I sat down with the funny man for the Boston Phoenix.
Long before John Hodgman became universally recognized as the systems-challenged PC in Apple’s ads, he was writing fake trivia for such publications as McSweeney’s and the New York TImes Magazine. Discussing his new book, More Information Than You Require (Dutton), he explains how a former clarinetist-turned-literary agent could become the face of a reviled computer and, possibly, one of the smarter humorists on the planet.
There’s one phase in your first book, The Areas of My Expertise, that I just love: “the made-up truth.”
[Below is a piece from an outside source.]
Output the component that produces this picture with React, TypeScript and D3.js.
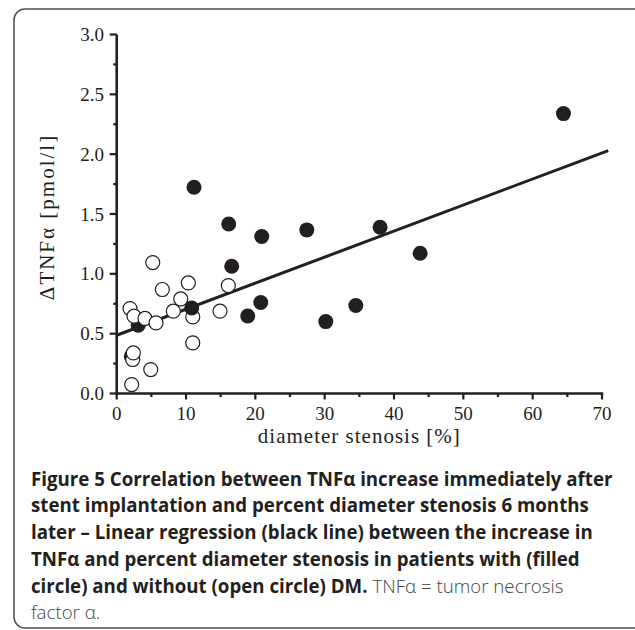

I wrote that book and I wrote that phrase, but then Stephen Colbert put it so much better, with the word “truthiness.” When he wrote that, my heart both leapt and sank, which caused me to go to the hospital. It’s such a perfect assessment of the new kind of truth that we are all wrestling with – and that I am profiting by.
Do we live in particularly funny times?
I think these times are possibly hilarious, but it’s a laugh to keep from crying hilarity. But I don’t know if that’s particularly unusual to these times. There have been difficult times throughout history, and that is why there has been humor. There was a lot of great Black Plague humor, for example. I don’t know if that’s true. If they existed, I’d love to read the transcripts of some Black Plague standup comedy.
I think that right now we live in extremely and refreshingly surprising times. I think what made the previous eight years sort of difficult was that they were no longer funny after a while. Unless you were a supporter of the Bush administration, and there are reasonable people who are, you got used to being told that it is raining when many, many people are urinating on you - and no one really questioning that.